Do we choose our personality? If our personality reduces the choice between poly relationship or mono relationship to fulfillment or misery, then what kind of choice is it, really?

Gay people can choose to enter heterosexual relationships. That's a fact. Many people have, under pressure of family and church and state, accomplished it, even having kids and white picket fences, the whole American Dream. But making that your political platform is considered discriminatory and judgemental by the entire LGBT movement.

Poly-inclined people can choose to enter monogamous relationships. Mono-inclined people can choose to enter poly relationships. I don't deny this either. Hyper-sexual people can choose to enter asexual relationships.

But all of these choices come with the consequence of being miserable and unfulfilled. So saying it's a choice, knowing that one of the options will make these people miserable, is empty at best.

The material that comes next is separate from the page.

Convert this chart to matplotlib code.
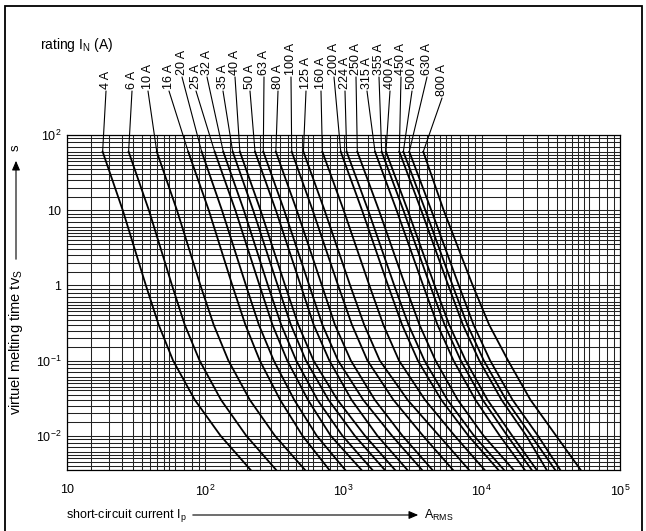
import matplotlib
matplotlib.use("Agg")
import matplotlib.pyplot as plt
from matplotlib.ticker import FixedLocator, NullFormatter
from matplotlib.patches import ConnectionPatch, FancyArrowPatch, Rectangle

plt.rcParams["font.family"] = ["Liberation Sans", "DejaVu Sans"]
plt.rcParams["mathtext.fontset"] = "custom"
plt.rcParams["mathtext.rm"] = "Liberation Sans"
plt.rcParams["mathtext.it"] = "Liberation Sans:italic"

# ---- data: fuse ratings and melting-time curves -------------------------
ratings = [4, 6, 10, 16, 20, 25, 32, 35, 40, 50, 63, 80, 100, 125, 160,
           200, 224, 250, 315, 355, 400, 450, 500, 630, 800]

times_s = [60, 10, 1, 0.3, 0.1, 0.03, 0.01, 0.0035]

# prospective current (A) needed to melt each fuse within the given time
i_60s = [18.1, 27.9, 44.6, 75.3, 94.2, 117, 135, 158, 178, 229, 263, 324, 422,
         513, 703, 955, 1054, 1259, 1690, 1888, 2028, 2535, 2710, 2992, 3776]
i_10s = [25.3, 39.1, 62.4, 106, 132, 165, 190, 222, 251, 324, 372, 459, 598,
         729, 1002, 1361, 1507, 1803, 2421, 2710, 2911, 3648, 3908, 4315, 5300]
i_1s = [37.2, 57.5, 92.3, 157, 197, 247, 284, 334, 378, 490, 565, 698, 914,
        1117, 1538, 2099, 2328, 2793, 3767, 4227, 4560, 5728, 6152, 6823, 8600]
i_300ms = [46, 71, 115, 195, 244, 306, 354, 416, 471, 608, 703, 866, 1150,
           1410, 1940, 2650, 2950, 3540, 4780, 5380, 5810, 7300, 7860, 8720,
           11300]
i_100ms = [58.5, 91, 147, 248, 313, 392, 455, 535, 607, 790, 913, 1130, 1490,
           1830, 2520, 3450, 3850, 4630, 6250, 7050, 7650, 9600, 10350, 11500,
           15500]
i_30ms = [84, 130, 210, 348, 440, 553, 648, 779, 904, 1143, 1388, 1684, 2295,
          2907, 3885, 5096, 5642, 6700, 9000, 10150, 11000, 13900, 15000,
          16700, 22500]
i_10ms = [129, 198, 319, 505, 640, 808, 982, 1206, 1430, 1758, 2242, 2667, 3758,
          4909, 6364, 8000, 8788, 10303, 13500, 15300, 16600, 21000, 22800,
          25500, 34500]
i_3ms5 = [213, 326, 527, 790, 1030, 1350, 1620, 1990, 2360, 2900, 3700, 4400,
          6200, 8100, 10500, 13200, 14500, 17000, 20500, 23000, 25000, 29500,
          34000, 37000, 52000]

x_tick_vals = [10, 1e2, 1e3, 1e4, 1e5]
x_tick_text = ["10", "$10^{2}$", "$10^{3}$", "$10^{4}$", "$10^{5}$"]
y_tick_vals = [1e-2, 1e-1, 1, 10, 1e2]
y_tick_text = ["$10^{-2}$", "$10^{-1}$", "1", "10", "$10^{2}$"]

# ---- layout (pixels) -----------------------------------------------------
W, H = 646, 531
L, R, T, B = 67, 620, 135, 470

# rating label positions: x centre and foot (from top) in pixels
label_x = [106, 132, 148, 169, 182, 196, 207, 223, 235, 250, 264, 278, 291,
           306, 321, 334, 345, 356, 367, 379, 390, 401, 412, 427, 442]
label_foot = [89, 89, 89, 89, 75, 89, 75, 89, 75, 89, 75, 89, 75,
              89, 89, 75, 89, 75, 89, 75, 89, 75, 89, 75, 96]

fig = plt.figure(figsize=(W / 100, H / 100), dpi=100)
ax = fig.add_axes([L / W, 1 - B / H, (R - L) / W, (B - T) / H])
ax.set_xscale("log")
ax.set_yscale("log")
ax.set_xlim(10, 1e5)
ax.set_ylim(0.0035, 1e2)

steps = [1.5, 2, 2.5, 3, 3.5, 4, 4.5, 5, 5.5, 6, 7, 8, 9]
ax.xaxis.set_major_locator(FixedLocator(x_tick_vals))
ax.yaxis.set_major_locator(FixedLocator(y_tick_vals))
ax.xaxis.set_minor_locator(FixedLocator([s * 10 ** e for e in range(1, 5) for s in steps]))
ax.yaxis.set_minor_locator(FixedLocator([s * 10 ** e for e in range(-3, 2) for s in steps]))
ax.xaxis.set_minor_formatter(NullFormatter())
ax.yaxis.set_minor_formatter(NullFormatter())
ax.set_xticklabels(x_tick_text)
ax.set_yticklabels(y_tick_text)
ax.tick_params(which="both", length=0, labelsize=9)
ax.tick_params(axis="x", pad=10)
ax.tick_params(axis="y", pad=4)
ax.grid(True, which="both", color="#222222", lw=0.75)
ax.set_axisbelow(True)
for sp in ax.spines.values():
    sp.set_linewidth(0.9)

columns = [i_60s, i_10s, i_1s, i_300ms, i_100ms, i_30ms, i_10ms, i_3ms5]
for k, rating in enumerate(ratings):
    currents = [col[k] for col in columns]
    ax.plot(currents, times_s, color="black", lw=1.3, solid_joinstyle="round",
            clip_on=True, zorder=3)
    # rating label with leader line down to the start of its curve
    fig.text(label_x[k] / W, 1 - label_foot[k] / H, f"{rating} A",
             rotation=90, ha="center", va="bottom", fontsize=9)
    con = ConnectionPatch(xyA=(label_x[k], H - label_foot[k] - 2),
                          coordsA="figure pixels",
                          xyB=(currents[0], times_s[0]), coordsB="data",
                          axesB=ax, color="black", lw=0.8)
    fig.add_artist(con)

fig.text(40 / W, 1 - 45 / H, "rating I$_\\mathrm{N}$ (A)", fontsize=10,
         ha="left", va="center")

# x-axis caption with arrow
fig.text(66 / W, 1 - 515 / H, "short-circuit current I$_\\mathrm{p}$",
         fontsize=9, ha="left", va="center")
fig.add_artist(FancyArrowPatch((190 / W, 1 - 515 / H), (421 / W, 1 - 515 / H),
                               transform=fig.transFigure,
                               arrowstyle="-|>,head_length=0.7,head_width=0.3",
                               mutation_scale=8, lw=0.8, color="black"))
fig.text(424 / W, 1 - 515 / H, "A$_\\mathrm{RMS}$", fontsize=9,
         ha="left", va="center")

# y-axis caption with arrow
fig.text(16 / W, 1 - 342 / H, "virtuel melting time tv$_\\mathrm{S}$",
         fontsize=10.5, rotation=90, ha="center", va="center")
fig.add_artist(FancyArrowPatch((16 / W, 1 - 262 / H), (16 / W, 1 - 158 / H),
                               transform=fig.transFigure,
                               arrowstyle="-|>,head_length=0.7,head_width=0.3",
                               mutation_scale=8, lw=0.8, color="black"))
fig.text(16 / W, 1 - 148 / H, "s", fontsize=9.5, rotation=90,
         ha="center", va="center")

# outer frame
fig.add_artist(Rectangle((5 / W, -0.05), (642 - 5) / W, 1.05 - 6 / H,
                         transform=fig.transFigure, fill=False,
                         lw=1.3, color="black"))

fig.savefig("out.png", dpi=100)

You can say that forming those relationships is a choice, and I don't disagree. But what motivates the choice? At some level, these choices are reduced to "fulfilled or miserable" and then the concept choice is rather meaningless.

Quote:
Think of the people raised in societies where polyandry is part of the culture, such as the Na of China. Culturally it is taught to them that having multiple partners is a-okay. Just because the majority of people in that culture live that way, does it mean they are wired for only poly? Does it mean that no one in their culture ever desires monogamy? Would saying that a Na person has the capacity to be monogamous insulting to their cultural identity that promotes and encourages having multiple relationships? I don't think so.
The Na are not polyandrous. Polyandry is a form of marriage. They've rejected the entire concept of marriage, monogamous or otherwise. But regardless, the answer is yes: forming a marriage and being monogamous would absolutely insult their cultural identity, just as many people on this forum feel shame and guilt for being unable to feel fulfilled within the type of relationship dictated by our monogamous society.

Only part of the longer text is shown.